Your source for outsourcing

Follwing up on some previous links on outsourcing, Brad DeLong has a long post on why outsourcing will not doom the U.S. economy. He's particularly trenchant on this point:

Remember: few would be worried about "outsourcing" if the U.S. unemployment rate were still close to four percent, rather than at the above six percent level that it is. To the extent that a structural cure is being proposed for what is really a macroeconomic problem, do not expect it to end well. And remember: a network-design job artificially kept in Sacramento when it could be done more cheaply in Singapore produces extra income for a network engineer in Sacramento, but has costs as well: in a diminished capital inflow that reduces construction and the earnings of construction workers, in higher costs for businesses installing their networks that shows up in lower salaries they pay their workers, in lower earnings and stock prices for HP.

That said, Glenn Reynolds is also correct in pointing out that precisely because of our current macroeconomic travails, this will be a campaign issue.

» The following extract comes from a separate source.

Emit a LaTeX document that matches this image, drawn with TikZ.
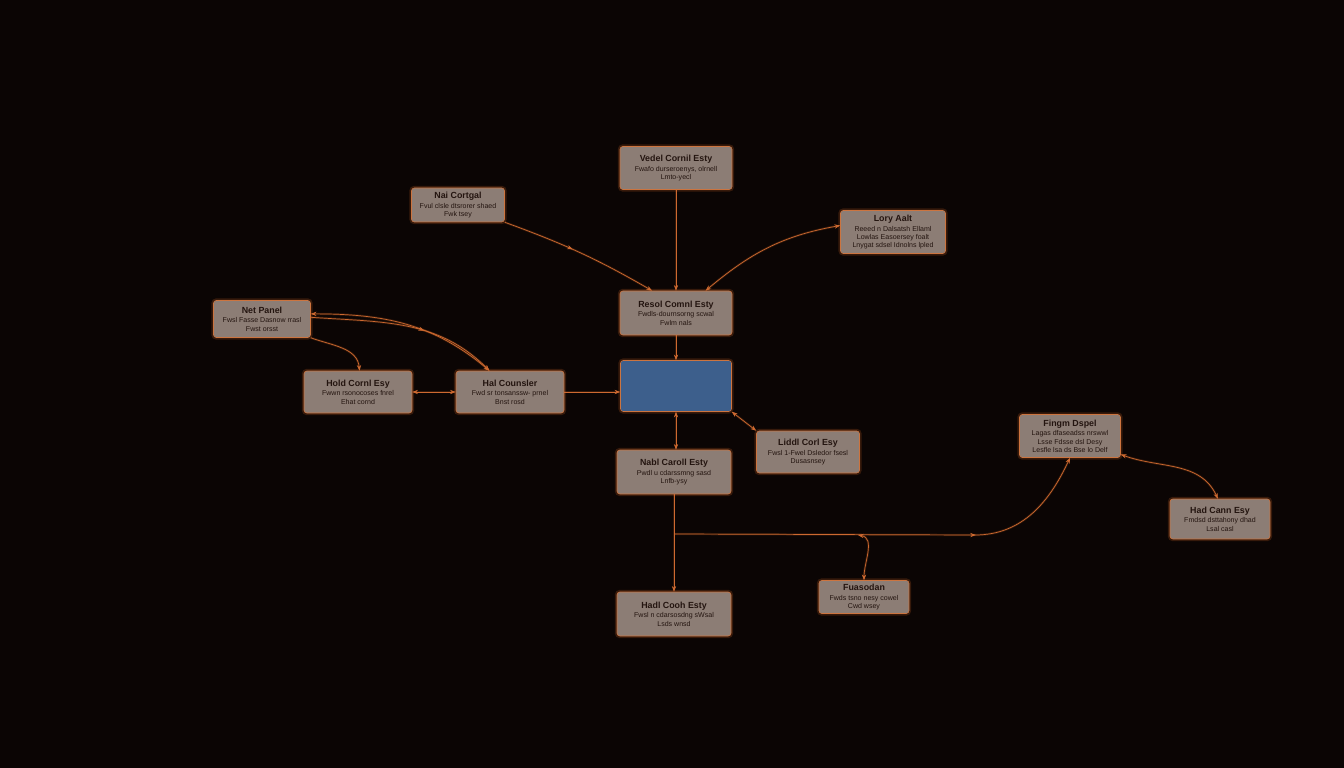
\documentclass[tikz,border=0pt]{standalone}
\usepackage{fontspec}
\setmainfont{Liberation Sans}
\usetikzlibrary{arrows.meta,decorations.markings}
\definecolor{bgdark}{RGB}{11,5,4}
\definecolor{boxfill}{RGB}{140,125,117}
\definecolor{glow}{RGB}{232,112,40}
\definecolor{wire}{RGB}{205,105,48}
\definecolor{ink}{RGB}{35,20,15}
\definecolor{hubblue}{RGB}{61,95,140}
\begin{document}
\begin{tikzpicture}[x=0.025cm,y=-0.025cm,
  card/.style={draw=glow!70!boxfill,line width=0.4pt,fill=boxfill,rounded corners=2pt,
    text=ink,align=center,inner sep=0pt,font=\fontsize{5}{5.9}\selectfont,
    preaction={draw=glow,line width=3pt,opacity=0.2}},
  hub/.style={card,fill=hubblue},
  link/.style={draw=wire,line width=0.5pt,-{Stealth[length=4pt,width=3pt]},
    preaction={draw=glow,line width=1.6pt,opacity=0.18}},
  both/.style={link,{Stealth[length=4pt,width=3pt]}-{Stealth[length=4pt,width=3pt]}},
  midtip/.style={postaction={decorate},decoration={markings,
    mark=at position #1 with {\arrow{Stealth[length=4pt,width=3pt]}}}}]
\fill[bgdark] (0,0) rectangle (1344,768);
\useasboundingbox (0,0) rectangle (1344,768);
% nodes
\newcommand\ttl[1]{{\fontsize{6.3}{7.5}\selectfont\bfseries #1}\\[1pt]}
\node[card,minimum width=112*0.025cm,minimum height=43*0.025cm] (vedel) at (676,168)
  {\ttl{Vedel Cornil Esty}Fwafo durseroenys, olrnell\\Lmto-yecl};
\node[card,minimum width=93*0.025cm,minimum height=34*0.025cm] (nai) at (458,205)
  {\ttl{Nai Cortgal}Fvul clsle dtsrorer shaed\\Fwk tsey};
\node[card,minimum width=105*0.025cm,minimum height=43*0.025cm] (lory) at (893,232)
  {\ttl{Lory Aalt}Reeed n Dalsatsh Ellaml\\Lowlas Easoersey foalt\\Lnygat sdsel Idnolns lpled};
\node[card,minimum width=112*0.025cm,minimum height=44*0.025cm] (resol) at (676,313)
  {\ttl{Resol Comnl Esty}Fwdls-dournsorng scwal\\Fwlm nals};
\node[card,minimum width=97*0.025cm,minimum height=37*0.025cm] (netp) at (262,319)
  {\ttl{Net Panel}Fwsl Fasse Dasnow rrasl\\Fwst orsst};
\node[hub,minimum width=111*0.025cm,minimum height=51*0.025cm] (core) at (676,386) {};
\node[card,minimum width=108*0.025cm,minimum height=42*0.025cm] (hold) at (358,392)
  {\ttl{Hold Cornl Esy}Fwwn rsonocoses fnrel\\Ehat cornd};
\node[card,minimum width=108*0.025cm,minimum height=42*0.025cm] (couns) at (510,392)
  {\ttl{Hal Counsler}Fwd sr tonsanssw- prnel\\Bnst rosd};
\node[card,minimum width=103*0.025cm,minimum height=42*0.025cm] (liddl) at (808,452)
  {\ttl{Liddl Corl Esy}Fwsl 1-Fwel Dsledor fsesl\\Dusasnsey};
\node[card,minimum width=114*0.025cm,minimum height=44*0.025cm] (nabl) at (674,472)
  {\ttl{Nabl Caroll Esty}Pwdl u cdarssmng sasd\\Lnfb-ysy};
\node[card,minimum width=101*0.025cm,minimum height=43*0.025cm] (fingm) at (1070,436)
  {\ttl{Fingm Dspel}Lagas dfaseadss nrswwl\\Lsse Fdsse dsl Desy\\Lesfle lsa ds Bse lo Delf};
\node[card,minimum width=100*0.025cm,minimum height=40*0.025cm] (hadc) at (1220,519)
  {\ttl{Had Cann Esy}Fmdsd dsttahony dhad\\Lsal casl};
\node[card,minimum width=90*0.025cm,minimum height=33*0.025cm] (fuaso) at (864,597)
  {\ttl{Fuasodan}Fwds tsno nesy cowel\\Cwd wsey};
\node[card,minimum width=114*0.025cm,minimum height=44*0.025cm] (hadl) at (674,614)
  {\ttl{Hadl Cooh Esty}Fwsl n cdarsosdng sWsal\\Lsds wnsd};
\coordinate (jn) at (674,534);
\coordinate (br) at (858,535);
\coordinate (kn) at (975,535);
% connectors
\draw[link] (vedel.south) -- (resol.north);
\draw[link,midtip=0.45] (nai.south east) to[out=-20,in=150] (resol.137);
\draw[both] (lory.173) to[out=190,in=40] (resol.37);
\draw[link] (resol.south) -- (core.north);
\draw[both,midtip=0.6] (netp.6) to[out=0,in=140] (couns.134);
\draw[link] (netp.2) to[out=-4,in=135] (couns.134);
\draw[link] (netp.south east) to[out=-20,in=95] (hold.86);
\draw[both] (hold.east) -- (couns.west);
\draw[link] (couns.east) -- (couns.east -| core.west);
\draw[both] (core.south) -- (core.south |- nabl.north);
\draw[both] (core.south east) -- (liddl.north west);
\draw[link] (nabl.south) -- (hadl.north);
\draw[link,midtip=0.7] (jn) -- (kn) to[out=0,in=-115] (fingm.south);
\draw[both] (br) to[out=-10,in=90] (fuaso.north);
\draw[both] (fingm.-20) to[out=-20,in=115] (hadc.96);
\end{tikzpicture}
\end{document}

Why? Not because outsourcing is new, but because it's going to affect an entirely new set of professions. As Raghuram Rajan and Luigi Zingales (for more about them, click here) point out in Saving Capitalism from the Capitalists, (p. 282):

For centuries, technology has created new products and new ways of making them that render workers and their skills redundant. While the dislocation stemming from technological change is not new, its pace has increased tremendously. Moreover, it is now affecting the professions that have not much changed their way of doing business over the centuries (emphasis added).

That quote, by the way, provides the best counter to outsourcing anxiety. Opposing it perfectly akin to opposing technological progress. They're both Luddite.

[That's easy for you to say. You're an academic facing minimal market pressures.--ed.] Not true. Rajan and Zingales use academia as one example of a profession newly affected by technology:

Technology is also having a differential impact on within professions. Take our own, teaching in universities. Using new communication technologies, one gifted professor can teach students in many locations around the country. While technology will increase the demand for such superstar teachers, it will reduce the demand for the mediocre that may vanish completely. Teaching is a job that has been performed the same way for thousands of years, by people who have not feared becoming redundant even in the worst of economic depressions. This will change. While the new economy will increase the demand for education, it may not have room for all of us (p. 283).